Der Flüchtlingsstrom wird auch in den kommenden Monaten nicht abreißen. (Foto: Trueffelpix, Fotolia)
Flüchtlinge

Seehofer fordert nationale Asyl-Strategie

Eine Rekordzahl von Asylbewerbern wird 2015 befürchtet. Der Bund geht immer noch von 300.000 aus, die Länder, die die Menschen unterbringen müssen, schätzen bis zu 550.000. Der Bund darf die Länder und die kommunen nicht alleinlassen, meint Bayerns Ministerpräsident Horst Seehofer, und fordert eine nationale Asyl-Strategie.

München – Bayerns Ministerpräsident Horst Seehofer will den Bund finanziell und organisatorisch bei der Betreuung und Unterbringung der vielen Asylbewerber in die Pflicht nehmen. Die Bundesregierung müsse dies zu einer „nationalen Gemeinschaftsaktion“, einer „gemeinsamen Kraftanstrengung“ zwischen Bund, Ländern und Kommunen machen, sagte der Parteichef. Er werde das über die Ministerpräsidentenkonferenz und die Koa­lition anschieben. Geklärt werden müssten Fragen wie schärfere Grenzkontrollen, die Verteilung der Flüchtlinge auf die EU-Länder und die Beschleunigung der Asylverfahren, so Seehofer. „Da geht es uns nicht nur um Geld, sondern vor allem auch um strukturelle Fragen.“

Die Länder – und besonders die für die Unterbringung zuständigen Kommunen – stehen unter dem Druck steigender Flüchtlingszahlen. Der Bund schätzt, dass 2015 rund 300000 Flüchtlinge kommen. Die Länder rechnen aber mit viel mehr: Bis zu 550000 lauten die Schätzungen. Aus ihrer Sicht ist deshalb die Zusage des Bundes vom Dezember unzureichend, 2015 und 2016 je eine halbe Milliarde Euro bereitzustellen.

Wohnraum ist das Hauptproblem

Die Zuständigkeiten zwischen Bund, Ländern und Kommunen in der Asylthematik seien verwirrend, kritisierte Seehofer. „Die Bevölkerung will keinen Streit zwischen den Ebenen.“ Das verfestige den Eindruck, die Politik habe das Problem nicht im Griff, und stärke die Extremen.
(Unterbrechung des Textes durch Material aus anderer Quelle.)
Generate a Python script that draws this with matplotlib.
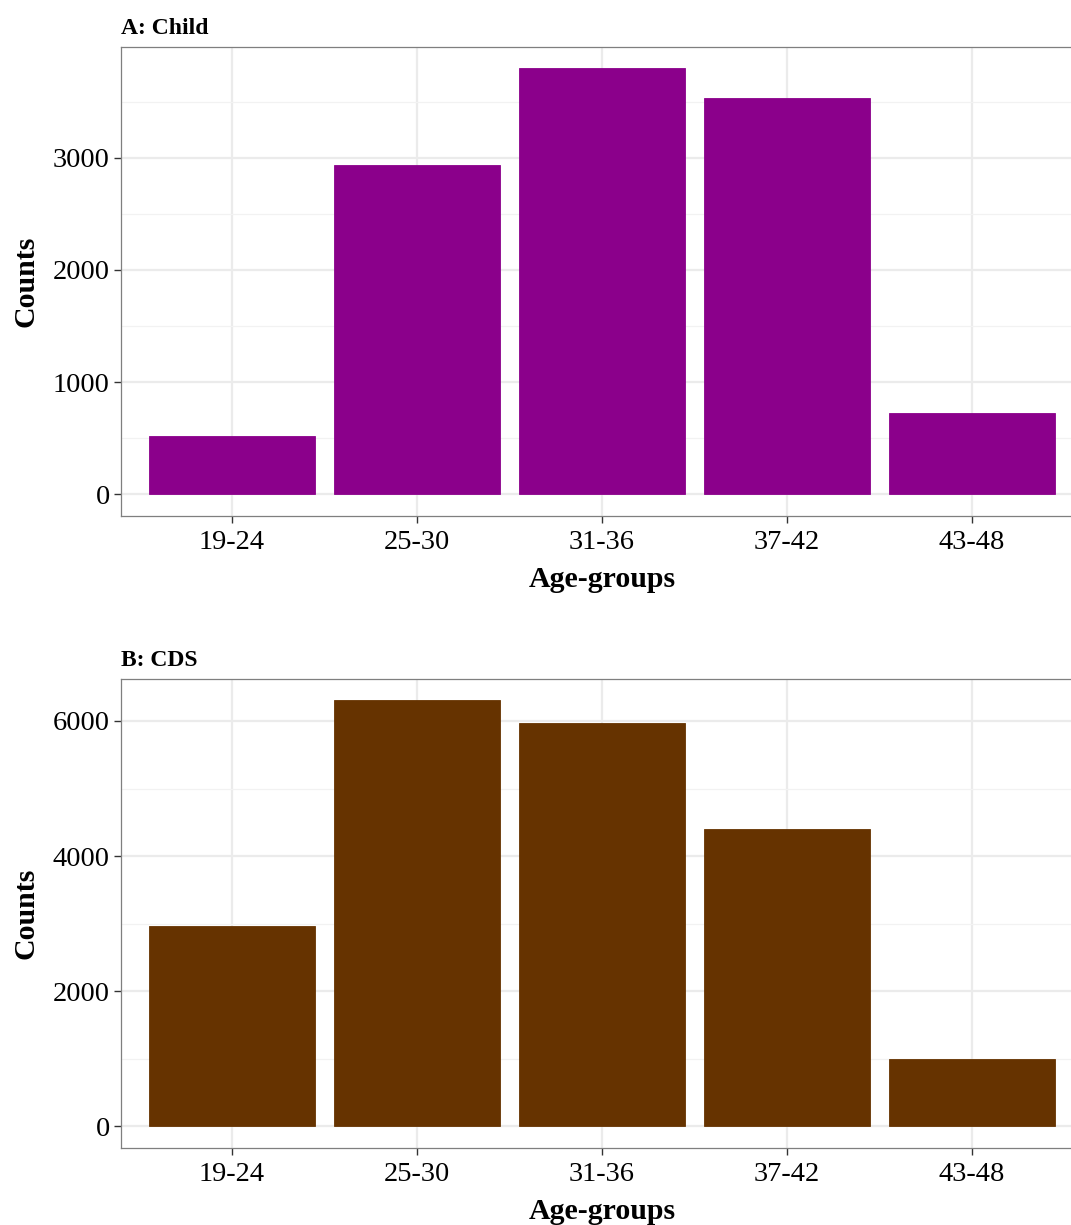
import numpy as np
import matplotlib.pyplot as plt
from matplotlib.ticker import MultipleLocator

plt.rcParams['font.family'] = ['Liberation Serif', 'DejaVu Serif']

age_groups = ["19-24", "25-30", "31-36", "37-42", "43-48"]
child_counts = [516, 2938, 3801, 3534, 721]
cds_counts = [2963, 6311, 5970, 4400, 993]

# panel box runs a little past the right edge of the canvas
panels = [
    ("A: Child", child_counts, "#8B008B", 1000, [0.113, 0.579, 0.898, 0.383]),
    ("B: CDS", cds_counts, "#663300", 2000, [0.113, 0.063, 0.898, 0.383]),
]

fig = plt.figure(figsize=(10.71, 12.25), dpi=100)

for title, counts, color, step, rect in panels:
    ax = fig.add_axes(rect)
    x = np.arange(len(age_groups))
    ax.bar(x, counts, width=0.9, color=color, edgecolor=color, linewidth=0.6,
           zorder=2)

    top = max(counts)
    pad = top * 0.05
    ax.set_ylim(-pad, top + pad)
    ax.set_xlim(-0.6, len(age_groups) - 0.4)

    ax.set_xticks(x)
    ax.set_xticklabels(age_groups)
    ax.yaxis.set_major_locator(MultipleLocator(step))
    ax.yaxis.set_minor_locator(MultipleLocator(step / 2))

    ax.grid(True, which='major', color='#EBEBEB', lw=1.6, zorder=0)
    ax.grid(True, which='minor', axis='y', color='#F2F2F2', lw=0.9, zorder=0)
    ax.set_axisbelow(True)

    for s in ax.spines.values():
        s.set_color('#7F7F7F')
        s.set_linewidth(0.9)

    ax.tick_params(which='major', length=5, width=1.0, color='#333333',
                   labelsize=20.5, pad=3)
    ax.tick_params(axis='x', pad=5)
    ax.tick_params(which='minor', length=0)

    ax.set_xlabel("Age-groups", fontsize=21.5, fontweight='bold', labelpad=8)
    ax.set_ylabel("Counts", fontsize=21.5, fontweight='bold', labelpad=10)
    ax.set_title(title, loc='left', fontsize=17, fontweight='bold', pad=9)

fig.savefig("out.png", dpi=100)
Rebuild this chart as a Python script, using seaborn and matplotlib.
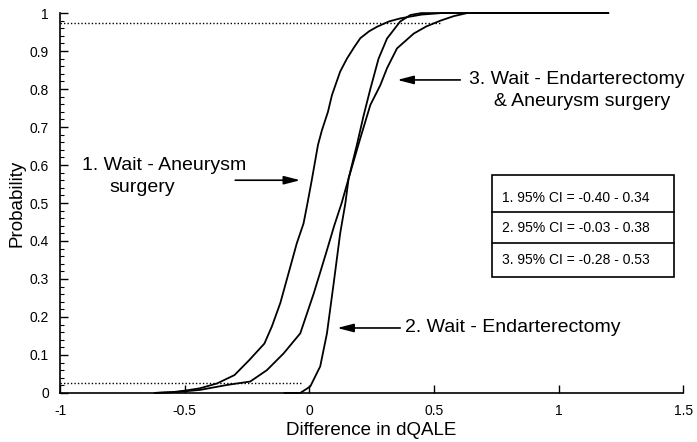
import numpy as np
import pandas as pd
import matplotlib
matplotlib.use("Agg")
import matplotlib.pyplot as plt
import seaborn as sns
from matplotlib.patches import Rectangle
from matplotlib.ticker import MultipleLocator

# ---------------- data ----------------
# Curve 1: Wait - Aneurysm surgery
x1 = [-0.62, -0.55, -0.50, -0.44, -0.37, -0.30, -0.24, -0.18, -0.15, -0.116,
      -0.076, -0.05, -0.023, -0.007, 0.01, 0.035, 0.051, 0.075, 0.091, 0.124,
      0.151, 0.18, 0.205, 0.24, 0.272, 0.32, 0.365, 0.45, 0.53, 1.2]
y1 = [0.0, 0.002, 0.006, 0.012, 0.025, 0.047, 0.087, 0.13, 0.175, 0.237,
      0.332, 0.394, 0.446, 0.50, 0.56, 0.653, 0.692, 0.74, 0.784, 0.846,
      0.88, 0.91, 0.934, 0.952, 0.964, 0.978, 0.986, 0.996, 1.0, 1.0]
# Curve 2: Wait - Endarterectomy
x2 = [-0.10, -0.036, 0.004, 0.044, 0.071, 0.098, 0.105, 0.124, 0.145, 0.158,
      0.191, 0.218, 0.245, 0.278, 0.312, 0.365, 0.406, 0.45, 1.2]
y2 = [0.0, 0.0, 0.017, 0.07, 0.157, 0.289, 0.324, 0.42, 0.50, 0.565,
      0.653, 0.73, 0.80, 0.88, 0.933, 0.978, 0.995, 1.0, 1.0]
# Curve 3: Wait - Endarterectomy & Aneurysm surgery
x3 = [-0.62, -0.52, -0.438, -0.33, -0.237, -0.17, -0.103, -0.036, 0.018, 0.047,
      0.071, 0.10, 0.13, 0.158, 0.205, 0.245, 0.285, 0.312, 0.352, 0.419,
      0.47, 0.50, 0.526, 0.58, 0.633, 1.2]
y3 = [0.0, 0.003, 0.008, 0.021, 0.03, 0.06, 0.104, 0.157, 0.262, 0.324,
      0.376, 0.44, 0.50, 0.565, 0.671, 0.758, 0.81, 0.855, 0.907, 0.946,
      0.965, 0.973, 0.98, 0.992, 1.0, 1.0]

ci_levels = [0.975, 0.025]
ci_line_ends = [0.53, -0.03]

xtick_vals = [-1, -0.5, 0, 0.5, 1, 1.5]
xtick_labels = ["-1", "-0.5", "0", "0.5", "1", "1.5"]
ytick_vals = [0, 0.1, 0.2, 0.3, 0.4, 0.5, 0.6, 0.7, 0.8, 0.9, 1]
ytick_labels = ["0", "0.1", "0.2", "0.3", "0.4", "0.5", "0.6", "0.7", "0.8", "0.9", "1"]

ci_texts = ["1. 95% CI = -0.40 - 0.34",
            "2. 95% CI = -0.03 - 0.38",
            "3. 95% CI = -0.28 - 0.53"]

# ---------------- plotting ----------------
sns.set_theme(style="ticks")
plt.rcParams['font.family'] = ['Liberation Sans', 'DejaVu Sans']
plt.rcParams['text.color'] = 'black'
plt.rcParams['axes.labelcolor'] = 'black'
plt.rcParams['xtick.color'] = 'black'
plt.rcParams['ytick.color'] = 'black'

df = pd.concat([
    pd.DataFrame({"x": x1, "p": y1, "curve": "1"}),
    pd.DataFrame({"x": x2, "p": y2, "curve": "2"}),
    pd.DataFrame({"x": x3, "p": y3, "curve": "3"}),
], ignore_index=True)

fig = plt.figure(figsize=(6.97, 4.42), dpi=100)
ax = fig.add_axes([0.0861, 0.111, 0.894, 0.8594])

sns.lineplot(data=df, x="x", y="p", hue="curve", palette=["black"] * 3,
             sort=False, estimator=None, legend=False, linewidth=1.3, ax=ax)
for ln in ax.lines:
    ln.set_clip_on(False)
    ln.set_solid_joinstyle("round")

for lev, xe in zip(ci_levels, ci_line_ends):
    ax.plot([-1, xe], [lev, lev], linestyle=(0, (1, 1.5)), color="black", lw=1.0,
            clip_on=False)

ax.set_xlim(-1, 1.5)
ax.set_ylim(0, 1)
ax.set_xticks(xtick_vals)
ax.set_xticklabels(xtick_labels)
ax.set_yticks(ytick_vals)
ax.set_yticklabels(ytick_labels)
ax.yaxis.set_minor_locator(MultipleLocator(0.02))
ax.tick_params(which="major", direction="in", length=6, width=1.0,
               labelsize=10, pad=8, colors="black")
ax.tick_params(which="minor", direction="in", length=3, width=0.8)
sns.despine(ax=ax)
for s in ["left", "bottom"]:
    ax.spines[s].set_linewidth(1.2)
    ax.spines[s].set_color("black")

ax.set_xlabel("Difference in dQALE", fontsize=13.5, labelpad=3)
ax.set_ylabel("Probability", fontsize=13.5, labelpad=3)

arrow_kw = dict(arrowstyle="-|>,head_length=0.7,head_width=0.18", color="black",
                lw=1.2, shrinkA=0, shrinkB=0, mutation_scale=14)

# annotation 1
ax.text(-0.912, 0.60, "1. Wait - Aneurysm", fontsize=14, va="center", ha="left")
ax.text(-0.80, 0.54, "surgery", fontsize=14, va="center", ha="left")
ax.annotate("", xy=(-0.036, 0.56), xytext=(-0.297, 0.56), arrowprops=arrow_kw)

# annotation 2
ax.text(0.386, 0.171, "2. Wait - Endarterectomy", fontsize=14, va="center", ha="left")
ax.annotate("", xy=(0.112, 0.171), xytext=(0.365, 0.171), arrowprops=arrow_kw)

# annotation 3
ax.text(0.639, 0.824, "3. Wait - Endarterectomy", fontsize=14, va="center", ha="left")
ax.text(0.743, 0.766, "& Aneurysm surgery", fontsize=14, va="center", ha="left")
ax.annotate("", xy=(0.353, 0.824), xytext=(0.606, 0.824), arrowprops=arrow_kw)

# CI box
bx0, bx1 = 0.735, 1.462
by0, by1 = 0.305, 0.574
ax.add_patch(Rectangle((bx0, by0), bx1 - bx0, by1 - by0, fill=False,
                       edgecolor="black", lw=1.2, clip_on=False))
for yd in [0.476, 0.395]:
    ax.plot([bx0, bx1], [yd, yd], color="black", lw=1.2, clip_on=False)
for t, yc in zip(ci_texts, [0.513, 0.434, 0.351]):
    ax.text(0.775, yc, t, fontsize=10, va="center", ha="left")

fig.savefig("out.png", dpi=100)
Die Bevölkerung sei bislang äußerst hilfsbereit, lobte Seehofer. Das dürfe man nicht gefährden.

Als eines der Hauptthemen nannte Seehofer die Wohnraumversorgung. Bisher würden zwei Drittel aller Asylbewerber nicht ausgewiesen und blieben faktisch in Deutschland. Dann müssten sie auch untergebracht werden. „Nutzen wir die bisherigen Instrumente des sozialen Wohnungsbaus oder starten wir eine neue Kraftanstrengung?“, so Seehofer. Sonst drohe eine „Wohnraumkonkurrenz“ zwischen der bestehenden Bevölkerung und den Zuwanderern – wie Anfang der 1990er Jahre. Immerhin gebe es derzeit keinen Mangel an Arbeitsplätzen. „Damals waren die Menschen in Sorge, dass die Zuwanderer ihnen die Arbeitsplätze wegnehmen.“ Heute aber meinten viele Bürger, die Zuwanderer sollten ruhig arbeiten für ihren Unterhalt.